The papers' insights into the current court's inner workings are an obvious motivation for making the papers public so soon after his death in January. This caught critics of the move off guard. Yet Justice Marshall's contract with the Library, which he signed on Oct. 24, 1991, said that after his death, "the Collection shall be made available to the public at the discretion of the Library." The contract also says, "Use of the materials constituting this gift shall be limited to private study on the prem ises of the Library by researchers or scholars engaged in serious research." The Library's action falls within a reasonable interpretation of the contract.

In a letter to the Librarian of Congress, Chief Justice William Rehnquist noted that a majority of his colleagues felt the release improper and that the Library's action might force donors of judicial papers to archive them elsewhere. That is heavy-handed: The issue lies less in the Library's decision than in the stipulations Marshall set in his contract, something other justices can remedy as they decide how they want their papers handled.

Some argue that laying deliberations bare, as Marshall's papers do, threatens the court's legitimacy in the public's eyes. Yet as Marshall's papers seem to show, making the papers public could have the opposite effect.

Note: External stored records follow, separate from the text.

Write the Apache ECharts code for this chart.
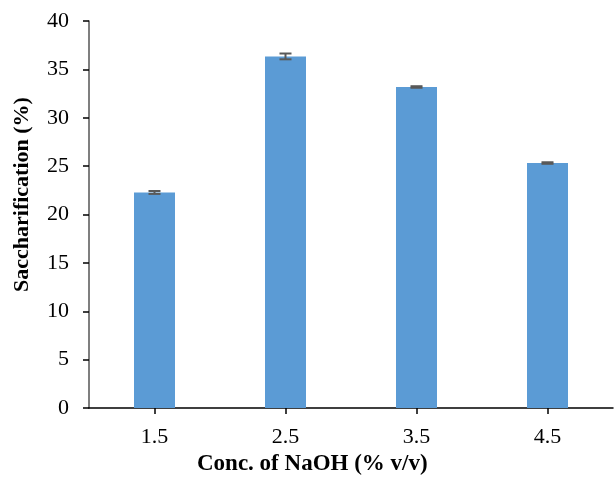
<!DOCTYPE html>
<html>
<head>
<meta charset="utf-8">
<script src="https://cdn.jsdelivr.net/npm/echarts@6/dist/echarts.min.js"></script>
<style>html,body{margin:0;padding:0;background:#fff}#c{width:615px;height:481px}</style>
</head>
<body>
<div id="c"></div>
<script>
var categories = ['1.5', '2.5', '3.5', '4.5'];
var values = [22.28, 36.34, 33.18, 25.32];
var errors = [0.15, 0.3, 0.08, 0.08];
var yTicks = [0, 5, 10, 15, 20, 25, 30, 35, 40];

var chart = echarts.init(document.getElementById('c'), null, {renderer: 'canvas'});
var font = '"Liberation Serif", "Times New Roman", serif';
var errData = values.map(function (v, i) { return [i, v - errors[i], v + errors[i]]; });

chart.setOption({
  animation: false,
  grid: {left: 89, right: 2, top: 21, bottom: 73},
  xAxis: {
    type: 'category',
    data: categories,
    axisLine: {lineStyle: {color: '#000', width: 1.5}},
    axisTick: {show: true, alignWithLabel: true, length: 6, lineStyle: {color: '#000', width: 1.5}},
    axisLabel: {color: '#000', fontFamily: font, fontSize: 22, margin: 18}
  },
  yAxis: {
    type: 'value',
    min: 0, max: 40, interval: 5,
    axisLine: {show: true, lineStyle: {color: '#555', width: 1.5}},
    axisTick: {show: true, length: 6, lineStyle: {color: '#000', width: 1.5}},
    splitLine: {show: false},
    axisLabel: {color: '#000', fontFamily: font, fontSize: 22, margin: 20,
      formatter: function (v) { return yTicks.indexOf(v) >= 0 ? String(v) : ''; }}
  },
  graphic: [
    {type: 'text', left: 197, top: 453, style: {text: 'Conc. of NaOH (% v/v)', font: 'bold 23px ' + font, fill: '#000'}},
    {type: 'text', x: 11, y: 292, rotation: Math.PI / 2, style: {text: 'Saccharification (%)', font: 'bold 22px ' + font, fill: '#000'}}
  ],
  series: [
    {
      type: 'bar',
      data: values,
      barWidth: 41,
      itemStyle: {color: '#5b9bd5'}
    },
    {
      type: 'custom',
      data: errData,
      z: 10,
      renderItem: function (params, api) {
        var x = api.value(0);
        var lo = api.coord([x, api.value(1)]);
        var hi = api.coord([x, api.value(2)]);
        var hw = 6;
        var st = {stroke: '#595959', lineWidth: 2};
        return {type: 'group', children: [
          {type: 'line', shape: {x1: lo[0], y1: lo[1], x2: hi[0], y2: hi[1]}, style: st},
          {type: 'line', shape: {x1: lo[0] - hw, y1: lo[1], x2: lo[0] + hw, y2: lo[1]}, style: st},
          {type: 'line', shape: {x1: hi[0] - hw, y1: hi[1], x2: hi[0] + hw, y2: hi[1]}, style: st}
        ]};
      }
    }
  ]
});
</script>
</body>
</html>
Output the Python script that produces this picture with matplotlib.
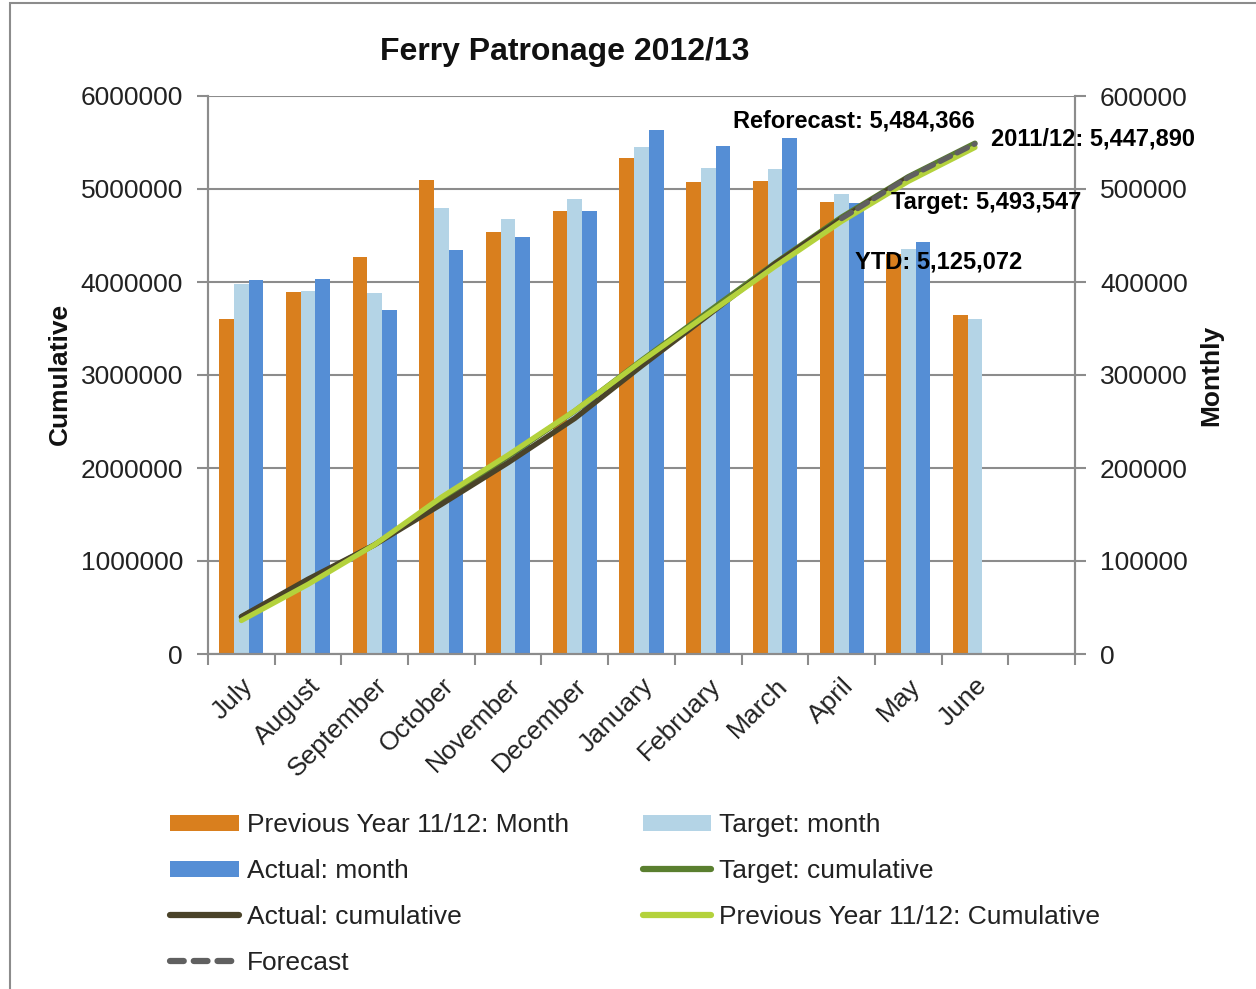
import matplotlib

matplotlib.use("Agg")
import matplotlib.pyplot as plt
import matplotlib.transforms as mtransforms
import numpy as np
from matplotlib.lines import Line2D
from matplotlib.patches import Rectangle

plt.rcParams["font.family"] = ["Liberation Sans", "DejaVu Sans"]

months = [
    "July", "August", "September", "October", "November", "December",
    "January", "February", "March", "April", "May", "June",
]
prev_month = [360000, 389000, 427000, 510000, 454000, 476000,
              533000, 508000, 509000, 486000, 430000, 365000]
target_month = [398000, 390000, 388000, 480000, 468000, 489000,
                545000, 523000, 522000, 495000, 435000, 360000]
actual_month = [402000, 403000, 370000, 434000, 448000, 476000,
                563000, 546000, 555000, 485000, 443000]
reforecast_total = 5484366

labels = {
    "reforecast": "Reforecast: 5,484,366",
    "prev": "2011/12: 5,447,890",
    "target": "Target: 5,493,547",
    "ytd": "YTD: 5,125,072",
}

c_prev = "#D97F1E"
c_target = "#B4D4E6"
c_actual = "#558ED5"
c_target_cum = "#5A7F2F"
c_actual_cum = "#4A4329"
c_prev_cum = "#B4D23C"
c_forecast = "#606060"
grey = "#8C8C8C"
fs = 19

prev_cum = np.cumsum(prev_month)
target_cum = np.cumsum(target_month)
actual_cum = np.cumsum(actual_month)
forecast = [actual_cum[-2], actual_cum[-1], reforecast_total]

fig = plt.figure(figsize=(12.56, 9.89), dpi=100)
fig.patches.append(
    Rectangle((10 / 1256, -0.1), 1.2, 1.1 - 3 / 989, transform=fig.transFigure,
              fill=False, edgecolor=grey, linewidth=1.5)
)
ax_m = fig.add_axes((208 / 1256, 1 - 654 / 989, 867 / 1256, 558 / 989))
ax_c = ax_m.twinx()

x = np.arange(len(months))
w = 0.22
ax_m.bar(x - w, prev_month, w, color=c_prev, label="Previous Year 11/12: Month")
ax_m.bar(x, target_month, w, color=c_target, label="Target: month")
ax_m.bar(np.arange(len(actual_month)) + w, actual_month, w, color=c_actual,
         label="Actual: month")
ax_m.set_ylim(0, 600000)
ax_m.set_xlim(-0.5, 12.5)
ax_m.set_axisbelow(True)
ax_m.yaxis.grid(True, color=grey, linewidth=1.5)
ax_m.yaxis.tick_right()
ax_m.ticklabel_format(axis="y", style="plain")

lw = 3.8
ax_c.plot(x, target_cum, color=c_target_cum, lw=lw, solid_capstyle="round",
          label="Target: cumulative")
ax_c.plot(np.arange(len(actual_cum)), actual_cum, color=c_actual_cum, lw=lw,
          solid_capstyle="round", label="Actual: cumulative")
ax_c.plot(x, prev_cum, color=c_prev_cum, lw=lw, solid_capstyle="round",
          label="Previous Year 11/12: Cumulative")
ax_c.plot([9, 10, 11], forecast, color=c_forecast, lw=lw, dashes=(2.2, 1.4),
          dash_capstyle="round", label="Forecast")
ax_c.set_ylim(0, 6000000)
ax_c.yaxis.tick_left()
ax_c.ticklabel_format(axis="y", style="plain")
ax_m.set_zorder(1)
ax_c.set_zorder(2)
ax_c.patch.set_visible(False)

ax_m.set_xticks(np.arange(-0.5, 13, 1), minor=True)
ax_m.set_xticks(x)
ax_m.set_xticklabels(months, rotation=45, ha="right", va="top",
                     rotation_mode="anchor", fontsize=fs, color="#222222")
shift = mtransforms.ScaledTranslation(-5 / 100, 0, fig.dpi_scale_trans)
for lab in ax_m.get_xticklabels():
    lab.set_transform(lab.get_transform() + shift)
ax_m.tick_params(axis="x", which="major", length=0, pad=14)
ax_m.tick_params(axis="x", which="minor", length=8, width=1.5, color=grey)
for a in (ax_m, ax_c):
    a.tick_params(axis="y", length=8, width=1.5, color=grey, pad=10,
                  labelsize=fs, labelcolor="#222222")
    for s in a.spines.values():
        s.set_color(grey)
        s.set_linewidth(1.5)
    a.spines["top"].set_visible(False)

ax_c.set_yticks(np.arange(0, 6000001, 1000000))
ax_m.set_yticks(np.arange(0, 600001, 100000))

fig.text(565 / 1256, 1 - 52 / 989, "Ferry Patronage 2012/13", ha="center",
         va="center", fontsize=23, fontweight="bold", color="#111111")
fig.text(60 / 1256, 1 - 374 / 989, "Cumulative", rotation=90, ha="center",
         va="center", fontsize=fs, fontweight="bold", color="#111111")
fig.text(1211 / 1256, 1 - 375 / 989, "Monthly", rotation=90, ha="center",
         va="center", fontsize=fs, fontweight="bold", color="#111111")


def px_to_data(px, py):
    return -0.5 + (px - 208) / (867 / 13), (654 - py) / 558 * 6000000


for key, (px, py) in {
    "reforecast": (733, 121),
    "prev": (991, 139),
    "target": (891, 202),
    "ytd": (855, 262),
}.items():
    tx, ty = px_to_data(px, py)
    ax_c.text(tx, ty, labels[key], ha="left", va="center", fontsize=17,
              fontweight="bold", color="black", clip_on=False, zorder=5)

hm, lm = ax_m.get_legend_handles_labels()
hc, lc = ax_c.get_legend_handles_labels()
by_label = dict(zip(lm + lc, hm + hc))
order = [
    "Previous Year 11/12: Month", "Actual: month", "Actual: cumulative",
    "Forecast", "Target: month", "Target: cumulative",
    "Previous Year 11/12: Cumulative",
]
handles = []
for name in order:
    h = by_label[name]
    if isinstance(h, Line2D):
        h = Line2D([], [], color=h.get_color(), lw=4.5,
                   linestyle=h.get_linestyle(), solid_capstyle="round",
                   dash_capstyle="round")
        if name == "Forecast":
            h.set_dashes((2.2, 1.6))
    handles.append(h)
fig.legend(handles, order, ncol=2, loc="upper left",
           bbox_to_anchor=(157 / 1256, 1 - 800 / 989), frameon=False,
           fontsize=fs, handlelength=2.6, handletextpad=0.3,
           columnspacing=2.8, labelspacing=0.83, borderpad=0,
           handleheight=0.55, labelcolor="#222222")

fig.savefig("out.png", dpi=100)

The strongest case for the early release is that if his papers contain arguments with the power to effect immediate changes in society, this activist justice would have wanted them in the public domain sooner, not later.

During the final years of his tenure on the high court, Justice Marshall became increasingly isolated philosophically as the court moved to the right. His willingness to leave the release of his papers to the discretion of the Library of Congress, rather than to arbitrary timetables, may well have been his final "dissenting opinion."